[Saint-Savin – 86] Les ex-Aubade en lutte pour des indemnités pour licenciement abusif

NdPN : quand le diable (capitaliste) se cache dans les détails…

Un soutien-gorge et un pyjama est-ce la même chose ?

Selon ce que les juges répondront à cette question les anciens salariés  d’Aubade, à Saint-Savin, seront ou non indemnisés de leur licenciement.

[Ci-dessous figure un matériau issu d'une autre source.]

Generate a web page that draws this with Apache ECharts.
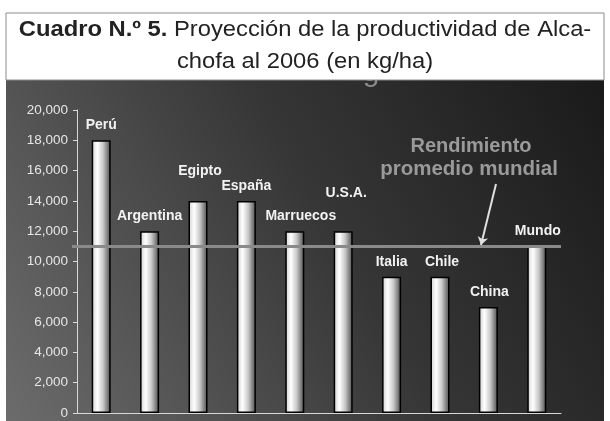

Fin 2009, la holding suisse Calida, qui a racheté quatre ans plus tôt, pour 50 millions d’euros, la prestigieuse société de lingerie fine Aubade, annonce la fermeture du dernier site industriel français, à Saint-Savin. Si Calida, groupe coté à la bourse de Zurich, affiche une belle prospérité, Aubade est en pleine perte de vitesse : la production a baissé de 32 % en trois ans.

A Saint-Savin, 104 postes (sur 131) sont supprimés. Depuis trois ans et demi, 66 des salariés licenciés, pour l’essentiel des femmes, se battent contre leur ancien employeur pour obtenir des indemnités pour licenciement abusif. Cette bataille juridique a connu un nouvel épisode hier devant la chambre sociale de la cour d’appel de Poitiers. La question qui se pose est simple : le plan de licenciements, que Me Giroire-Revalier n’hésite pas à qualifier de « boursiers », était-il d’un point de vue légal, justifié ? Que dit la loi ? Un groupe bénéficiaire peut se débarrasser d’une entreprise ou d’une filiale si elle s’avère économiquement non rentable. A une condition : que les activités du groupe et celles de la filiale n’appartiennent pas au même secteur. Et c’est là que ça se corse : Calida est spécialisé dans le linge de nuit ; Aubade fait dans la lingerie féminine haut de gamme. Peut-on dire qu’un soutien-gorge et un pyjama appartiennent au même univers économique ?

La jurisprudence poitevine des Michelin

Oui, ont répondu le tribunal administratif et, tout récemment, la cour administrative d’appel, en annulant l’autorisation de licenciement des délègués et élus du personnel. Non, ont au contraire estimé les prud’hommes de Poitiers, qui ont rejeté la requête des salariés. C’est ce dernier jugement qui était contesté hier devant la cour d’appel. Côté défense de l ’entreprise, on fait remarquer que la lingerie et l’habillement appartiennent à deux fédérations professionnelles distinctes, que les salariés dépendent de deux conventions collectives. « L’arrêt de la cour administrative d’appel est une sacrée pierre dans mon jardin », admet Me François-Xavier Chedaneau avant de mettre sur la table une série de jugements et d’arrêts rendus après la fermeture du site Michelin de Poitiers. A l’époque, l’ensemble des juridictions saisies, administratives comme judiciaires, avaient estimé qu’un pneu de camion et un pneu de voiture n’avaient rien à voir. Alors, un pyjama et un soutien-gorge ? Réponse le 20 mars, date à laquelle la cour a mis son délibéré.